- What this task involves:
Pictures stay out of the copy; set down each line of the listing below exactly.

- - - - -

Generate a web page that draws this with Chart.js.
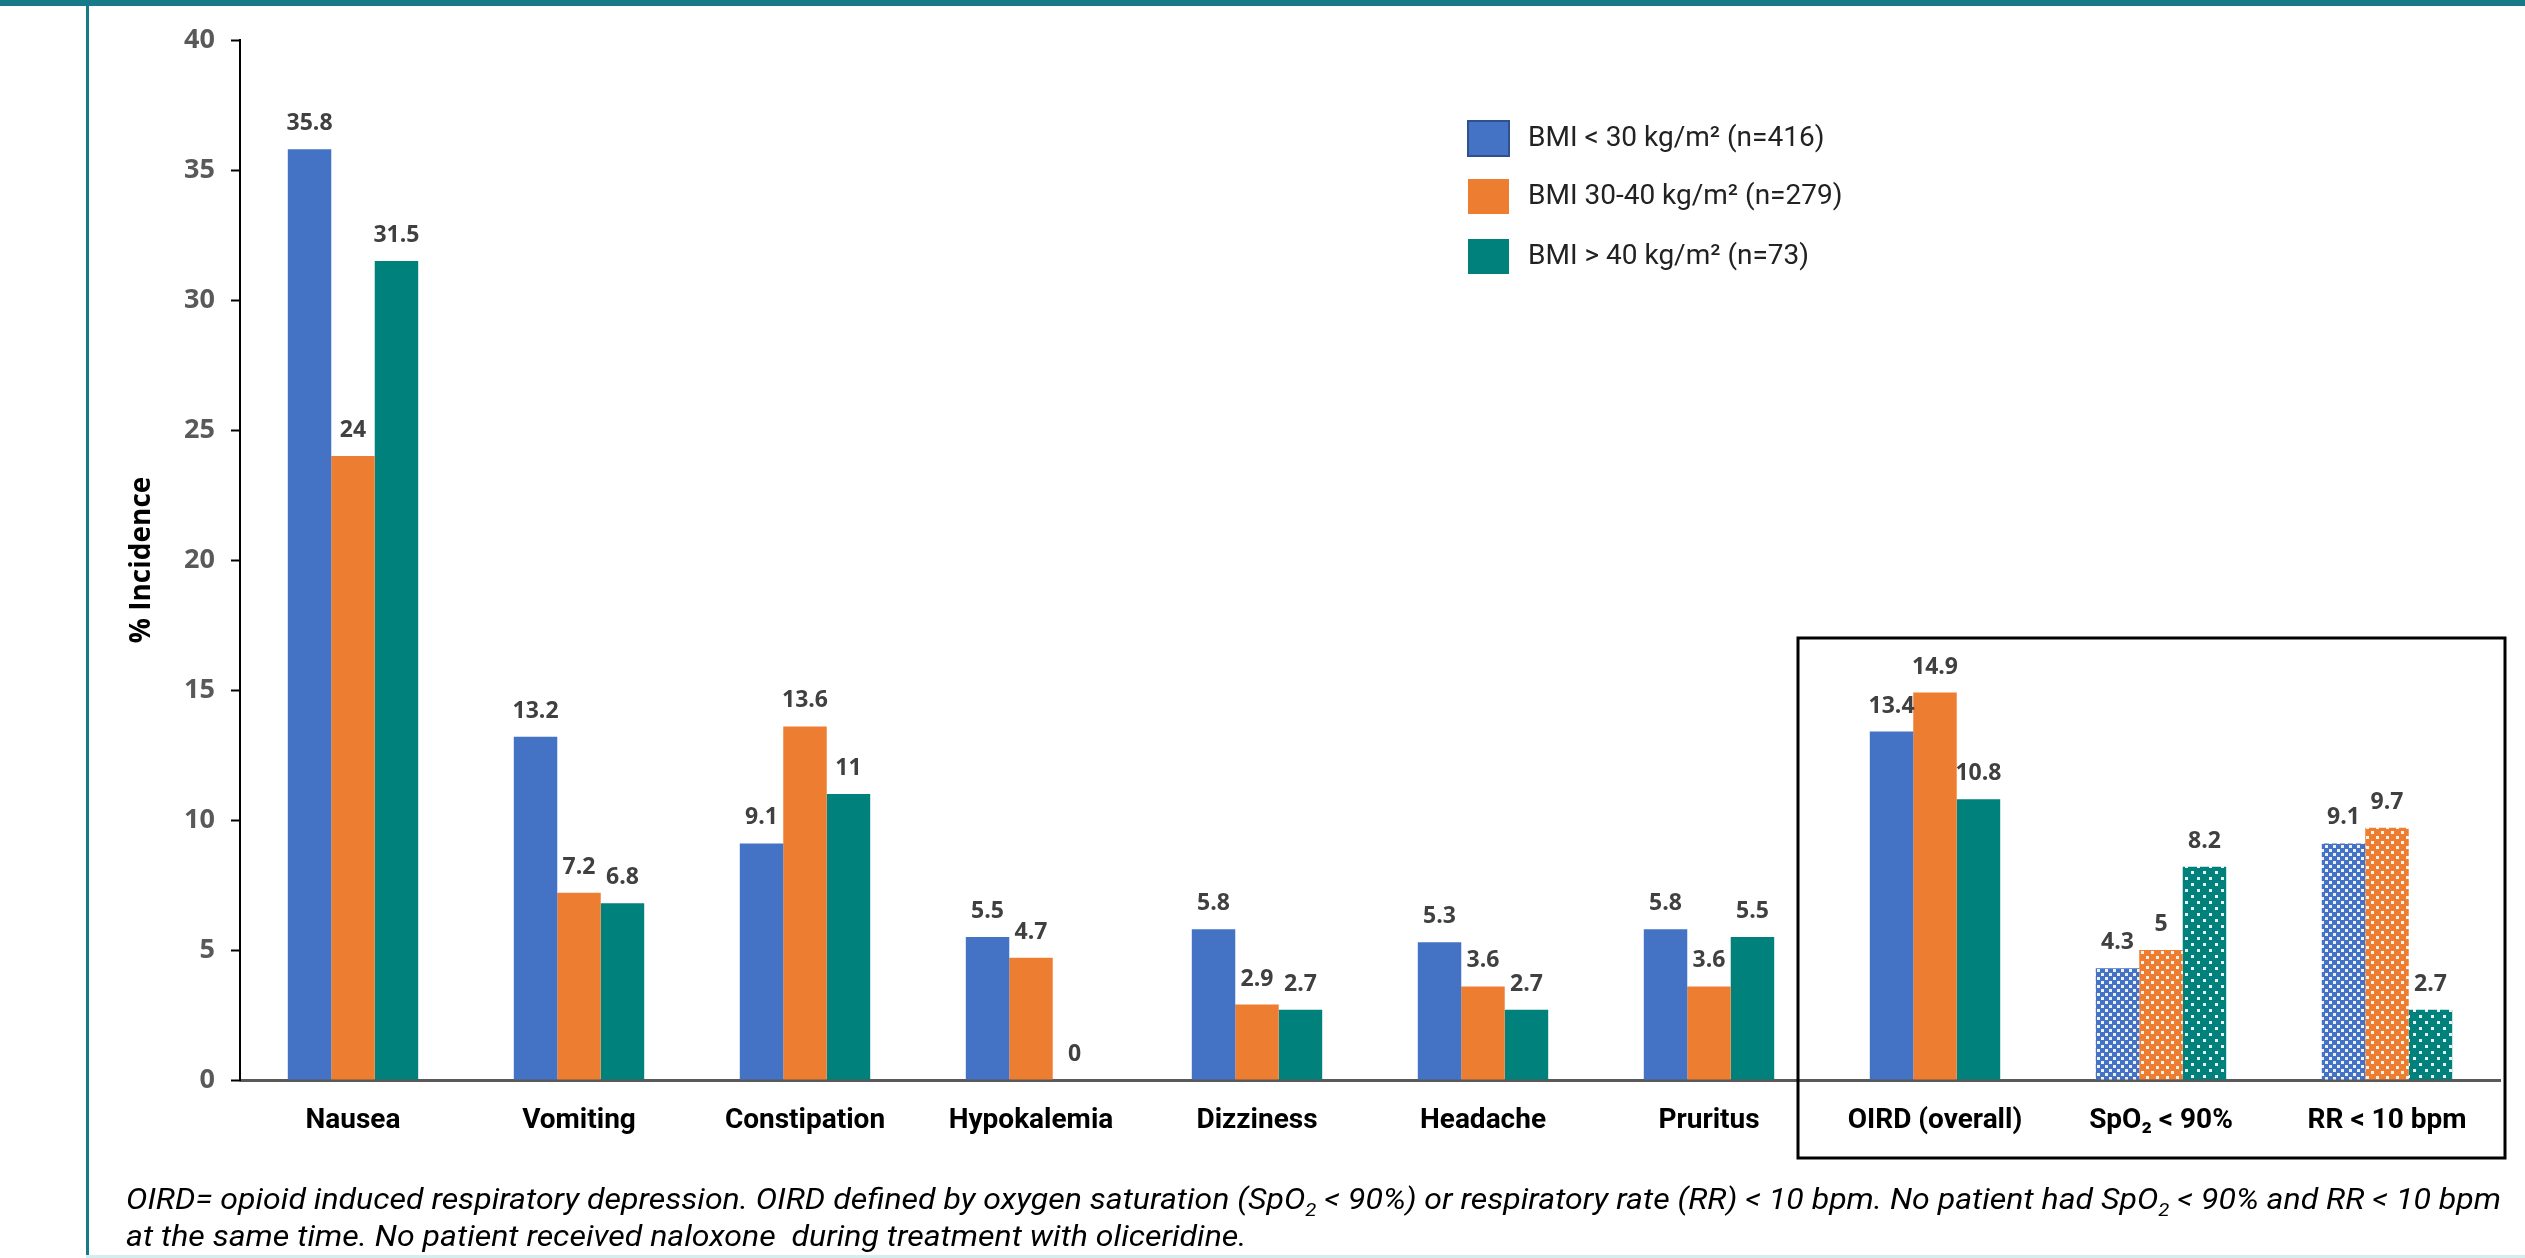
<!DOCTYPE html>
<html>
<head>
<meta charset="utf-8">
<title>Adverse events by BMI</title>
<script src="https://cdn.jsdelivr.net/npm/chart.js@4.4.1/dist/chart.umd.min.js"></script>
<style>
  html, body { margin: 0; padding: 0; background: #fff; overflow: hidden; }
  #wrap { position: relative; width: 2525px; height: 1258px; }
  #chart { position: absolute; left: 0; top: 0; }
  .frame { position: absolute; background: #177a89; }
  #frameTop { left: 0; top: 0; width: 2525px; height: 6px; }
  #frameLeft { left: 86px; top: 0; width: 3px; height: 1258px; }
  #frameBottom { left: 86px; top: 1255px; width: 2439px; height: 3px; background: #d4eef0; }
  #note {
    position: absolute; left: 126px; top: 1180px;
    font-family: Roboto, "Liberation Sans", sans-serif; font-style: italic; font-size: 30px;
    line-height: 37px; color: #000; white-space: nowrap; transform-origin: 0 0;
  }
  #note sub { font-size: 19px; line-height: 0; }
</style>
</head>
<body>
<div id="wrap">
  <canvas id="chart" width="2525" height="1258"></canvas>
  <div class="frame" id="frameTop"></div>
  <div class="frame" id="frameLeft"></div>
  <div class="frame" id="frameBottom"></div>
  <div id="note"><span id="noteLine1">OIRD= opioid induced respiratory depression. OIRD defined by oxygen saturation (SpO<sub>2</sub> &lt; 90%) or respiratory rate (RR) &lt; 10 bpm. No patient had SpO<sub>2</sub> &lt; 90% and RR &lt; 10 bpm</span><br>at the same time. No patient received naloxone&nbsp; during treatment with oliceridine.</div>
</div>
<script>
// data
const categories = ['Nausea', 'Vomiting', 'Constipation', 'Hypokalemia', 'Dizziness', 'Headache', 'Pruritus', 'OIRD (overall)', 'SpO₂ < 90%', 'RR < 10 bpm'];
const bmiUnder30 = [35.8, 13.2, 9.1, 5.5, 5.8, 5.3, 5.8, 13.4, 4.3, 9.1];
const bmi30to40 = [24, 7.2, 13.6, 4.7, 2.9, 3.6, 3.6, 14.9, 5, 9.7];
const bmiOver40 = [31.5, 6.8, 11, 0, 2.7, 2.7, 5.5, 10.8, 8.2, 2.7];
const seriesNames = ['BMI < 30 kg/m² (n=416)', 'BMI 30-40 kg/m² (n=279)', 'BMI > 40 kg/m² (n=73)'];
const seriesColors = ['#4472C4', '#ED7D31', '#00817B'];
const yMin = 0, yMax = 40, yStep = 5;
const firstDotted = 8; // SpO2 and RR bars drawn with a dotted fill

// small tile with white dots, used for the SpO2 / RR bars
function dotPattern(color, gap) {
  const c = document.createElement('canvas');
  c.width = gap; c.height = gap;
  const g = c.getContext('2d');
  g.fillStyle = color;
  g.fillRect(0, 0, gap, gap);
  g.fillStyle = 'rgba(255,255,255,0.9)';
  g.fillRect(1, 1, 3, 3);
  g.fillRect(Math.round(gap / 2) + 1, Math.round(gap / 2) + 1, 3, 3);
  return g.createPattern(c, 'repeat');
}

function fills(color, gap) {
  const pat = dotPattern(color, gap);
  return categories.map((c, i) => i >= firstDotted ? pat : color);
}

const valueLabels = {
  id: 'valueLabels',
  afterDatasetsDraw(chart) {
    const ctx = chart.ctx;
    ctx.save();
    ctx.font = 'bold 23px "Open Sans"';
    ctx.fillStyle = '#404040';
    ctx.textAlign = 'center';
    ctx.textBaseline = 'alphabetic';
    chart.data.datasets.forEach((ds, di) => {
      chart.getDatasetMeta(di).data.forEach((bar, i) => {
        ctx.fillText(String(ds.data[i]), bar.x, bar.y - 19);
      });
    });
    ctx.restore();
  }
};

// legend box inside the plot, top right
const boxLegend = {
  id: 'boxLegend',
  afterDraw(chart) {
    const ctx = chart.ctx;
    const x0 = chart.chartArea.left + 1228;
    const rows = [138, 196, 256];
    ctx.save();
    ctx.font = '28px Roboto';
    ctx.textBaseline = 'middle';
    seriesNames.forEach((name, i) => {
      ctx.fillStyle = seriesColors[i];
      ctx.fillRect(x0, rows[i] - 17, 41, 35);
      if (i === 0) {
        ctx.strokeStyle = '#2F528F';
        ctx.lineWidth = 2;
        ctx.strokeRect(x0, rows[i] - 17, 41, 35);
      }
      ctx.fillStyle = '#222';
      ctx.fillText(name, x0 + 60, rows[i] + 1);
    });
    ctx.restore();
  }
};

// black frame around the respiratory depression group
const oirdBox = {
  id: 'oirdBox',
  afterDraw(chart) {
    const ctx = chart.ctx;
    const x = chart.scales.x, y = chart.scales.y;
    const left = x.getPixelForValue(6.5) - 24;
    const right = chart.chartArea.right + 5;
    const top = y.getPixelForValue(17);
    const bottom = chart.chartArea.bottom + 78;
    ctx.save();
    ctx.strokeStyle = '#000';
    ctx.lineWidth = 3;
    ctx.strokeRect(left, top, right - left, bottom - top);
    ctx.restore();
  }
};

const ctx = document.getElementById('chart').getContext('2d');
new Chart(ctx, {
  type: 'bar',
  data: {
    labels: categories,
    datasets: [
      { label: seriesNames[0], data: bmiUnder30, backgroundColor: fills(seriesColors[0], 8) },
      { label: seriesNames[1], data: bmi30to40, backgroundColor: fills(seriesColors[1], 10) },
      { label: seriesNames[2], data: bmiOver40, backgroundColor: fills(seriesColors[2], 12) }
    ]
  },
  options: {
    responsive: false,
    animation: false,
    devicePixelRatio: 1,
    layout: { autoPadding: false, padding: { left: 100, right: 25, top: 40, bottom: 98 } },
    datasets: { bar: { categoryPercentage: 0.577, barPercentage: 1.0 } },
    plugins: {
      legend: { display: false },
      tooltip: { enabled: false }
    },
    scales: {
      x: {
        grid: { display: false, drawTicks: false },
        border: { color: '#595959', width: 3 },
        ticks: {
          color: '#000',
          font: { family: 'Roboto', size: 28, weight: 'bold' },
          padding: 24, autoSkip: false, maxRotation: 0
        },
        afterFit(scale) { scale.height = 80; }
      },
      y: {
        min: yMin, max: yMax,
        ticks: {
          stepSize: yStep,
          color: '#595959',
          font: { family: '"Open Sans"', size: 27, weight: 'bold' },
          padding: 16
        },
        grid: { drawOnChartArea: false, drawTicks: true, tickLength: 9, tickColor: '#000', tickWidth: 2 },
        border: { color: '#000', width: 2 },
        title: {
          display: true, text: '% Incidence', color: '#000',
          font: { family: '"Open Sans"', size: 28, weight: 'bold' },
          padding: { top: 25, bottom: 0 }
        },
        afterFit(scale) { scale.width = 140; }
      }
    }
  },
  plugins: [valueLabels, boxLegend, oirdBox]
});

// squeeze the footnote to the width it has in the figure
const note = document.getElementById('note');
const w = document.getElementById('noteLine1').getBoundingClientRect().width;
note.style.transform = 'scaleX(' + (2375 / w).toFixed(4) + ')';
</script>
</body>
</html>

- - - - -

- Result of this exercise:
Generate a web page that draws this with Chart.js.
<!DOCTYPE html>
<html>
<head>
<meta charset="utf-8">
<title>Adverse events by BMI</title>
<script src="https://cdn.jsdelivr.net/npm/chart.js@4.4.1/dist/chart.umd.min.js"></script>
<style>
  html, body { margin: 0; padding: 0; background: #fff; overflow: hidden; }
  #wrap { position: relative; width: 2525px; height: 1258px; }
  #chart { position: absolute; left: 0; top: 0; }
  .frame { position: absolute; background: #177a89; }
  #frameTop { left: 0; top: 0; width: 2525px; height: 6px; }
  #frameLeft { left: 86px; top: 0; width: 3px; height: 1258px; }
  #frameBottom { left: 86px; top: 1255px; width: 2439px; height: 3px; background: #d4eef0; }
  #note {
    position: absolute; left: 126px; top: 1180px;
    font-family: Roboto, "Liberation Sans", sans-serif; font-style: italic; font-size: 30px;
    line-height: 37px; color: #000; white-space: nowrap; transform-origin: 0 0;
  }
  #note sub { font-size: 19px; line-height: 0; }
</style>
</head>
<body>
<div id="wrap">
  <canvas id="chart" width="2525" height="1258"></canvas>
  <div class="frame" id="frameTop"></div>
  <div class="frame" id="frameLeft"></div>
  <div class="frame" id="frameBottom"></div>
  <div id="note"><span id="noteLine1">OIRD= opioid induced respiratory depression. OIRD defined by oxygen saturation (SpO<sub>2</sub> &lt; 90%) or respiratory rate (RR) &lt; 10 bpm. No patient had SpO<sub>2</sub> &lt; 90% and RR &lt; 10 bpm</span><br>at the same time. No patient received naloxone&nbsp; during treatment with oliceridine.</div>
</div>
<script>
// data
const categories = ['Nausea', 'Vomiting', 'Constipation', 'Hypokalemia', 'Dizziness', 'Headache', 'Pruritus', 'OIRD (overall)', 'SpO₂ < 90%', 'RR < 10 bpm'];
const bmiUnder30 = [35.8, 13.2, 9.1, 5.5, 5.8, 5.3, 5.8, 13.4, 4.3, 9.1];
const bmi30to40 = [24, 7.2, 13.6, 4.7, 2.9, 3.6, 3.6, 14.9, 5, 9.7];
const bmiOver40 = [31.5, 6.8, 11, 0, 2.7, 2.7, 5.5, 10.8, 8.2, 2.7];
const seriesNames = ['BMI < 30 kg/m² (n=416)', 'BMI 30-40 kg/m² (n=279)', 'BMI > 40 kg/m² (n=73)'];
const seriesColors = ['#4472C4', '#ED7D31', '#00817B'];
const yMin = 0, yMax = 40, yStep = 5;
const firstDotted = 8; // SpO2 and RR bars drawn with a dotted fill

// small tile with white dots, used for the SpO2 / RR bars
function dotPattern(color, gap) {
  const c = document.createElement('canvas');
  c.width = gap; c.height = gap;
  const g = c.getContext('2d');
  g.fillStyle = color;
  g.fillRect(0, 0, gap, gap);
  g.fillStyle = 'rgba(255,255,255,0.9)';
  g.fillRect(1, 1, 3, 3);
  g.fillRect(Math.round(gap / 2) + 1, Math.round(gap / 2) + 1, 3, 3);
  return g.createPattern(c, 'repeat');
}

function fills(color, gap) {
  const pat = dotPattern(color, gap);
  return categories.map((c, i) => i >= firstDotted ? pat : color);
}

const valueLabels = {
  id: 'valueLabels',
  afterDatasetsDraw(chart) {
    const ctx = chart.ctx;
    ctx.save();
    ctx.font = 'bold 23px "Open Sans"';
    ctx.fillStyle = '#404040';
    ctx.textAlign = 'center';
    ctx.textBaseline = 'alphabetic';
    chart.data.datasets.forEach((ds, di) => {
      chart.getDatasetMeta(di).data.forEach((bar, i) => {
        ctx.fillText(String(ds.data[i]), bar.x, bar.y - 19);
      });
    });
    ctx.restore();
  }
};

// legend box inside the plot, top right
const boxLegend = {
  id: 'boxLegend',
  afterDraw(chart) {
    const ctx = chart.ctx;
    const x0 = chart.chartArea.left + 1228;
    const rows = [138, 196, 256];
    ctx.save();
    ctx.font = '28px Roboto';
    ctx.textBaseline = 'middle';
    seriesNames.forEach((name, i) => {
      ctx.fillStyle = seriesColors[i];
      ctx.fillRect(x0, rows[i] - 17, 41, 35);
      if (i === 0) {
        ctx.strokeStyle = '#2F528F';
        ctx.lineWidth = 2;
        ctx.strokeRect(x0, rows[i] - 17, 41, 35);
      }
      ctx.fillStyle = '#222';
      ctx.fillText(name, x0 + 60, rows[i] + 1);
    });
    ctx.restore();
  }
};

// black frame around the respiratory depression group
const oirdBox = {
  id: 'oirdBox',
  afterDraw(chart) {
    const ctx = chart.ctx;
    const x = chart.scales.x, y = chart.scales.y;
    const left = x.getPixelForValue(6.5) - 24;
    const right = chart.chartArea.right + 5;
    const top = y.getPixelForValue(17);
    const bottom = chart.chartArea.bottom + 78;
    ctx.save();
    ctx.strokeStyle = '#000';
    ctx.lineWidth = 3;
    ctx.strokeRect(left, top, right - left, bottom - top);
    ctx.restore();
  }
};

const ctx = document.getElementById('chart').getContext('2d');
new Chart(ctx, {
  type: 'bar',
  data: {
    labels: categories,
    datasets: [
      { label: seriesNames[0], data: bmiUnder30, backgroundColor: fills(seriesColors[0], 8) },
      { label: seriesNames[1], data: bmi30to40, backgroundColor: fills(seriesColors[1], 10) },
      { label: seriesNames[2], data: bmiOver40, backgroundColor: fills(seriesColors[2], 12) }
    ]
  },
  options: {
    responsive: false,
    animation: false,
    devicePixelRatio: 1,
    layout: { autoPadding: false, padding: { left: 100, right: 25, top: 40, bottom: 98 } },
    datasets: { bar: { categoryPercentage: 0.577, barPercentage: 1.0 } },
    plugins: {
      legend: { display: false },
      tooltip: { enabled: false }
    },
    scales: {
      x: {
        grid: { display: false, drawTicks: false },
        border: { color: '#595959', width: 3 },
        ticks: {
          color: '#000',
          font: { family: 'Roboto', size: 28, weight: 'bold' },
          padding: 24, autoSkip: false, maxRotation: 0
        },
        afterFit(scale) { scale.height = 80; }
      },
      y: {
        min: yMin, max: yMax,
        ticks: {
          stepSize: yStep,
          color: '#595959',
          font: { family: '"Open Sans"', size: 27, weight: 'bold' },
          padding: 16
        },
        grid: { drawOnChartArea: false, drawTicks: true, tickLength: 9, tickColor: '#000', tickWidth: 2 },
        border: { color: '#000', width: 2 },
        title: {
          display: true, text: '% Incidence', color: '#000',
          font: { family: '"Open Sans"', size: 28, weight: 'bold' },
          padding: { top: 25, bottom: 0 }
        },
        afterFit(scale) { scale.width = 140; }
      }
    }
  },
  plugins: [valueLabels, boxLegend, oirdBox]
});

// squeeze the footnote to the width it has in the figure
const note = document.getElementById('note');
const w = document.getElementById('noteLine1').getBoundingClientRect().width;
note.style.transform = 'scaleX(' + (2375 / w).toFixed(4) + ')';
</script>
</body>
</html>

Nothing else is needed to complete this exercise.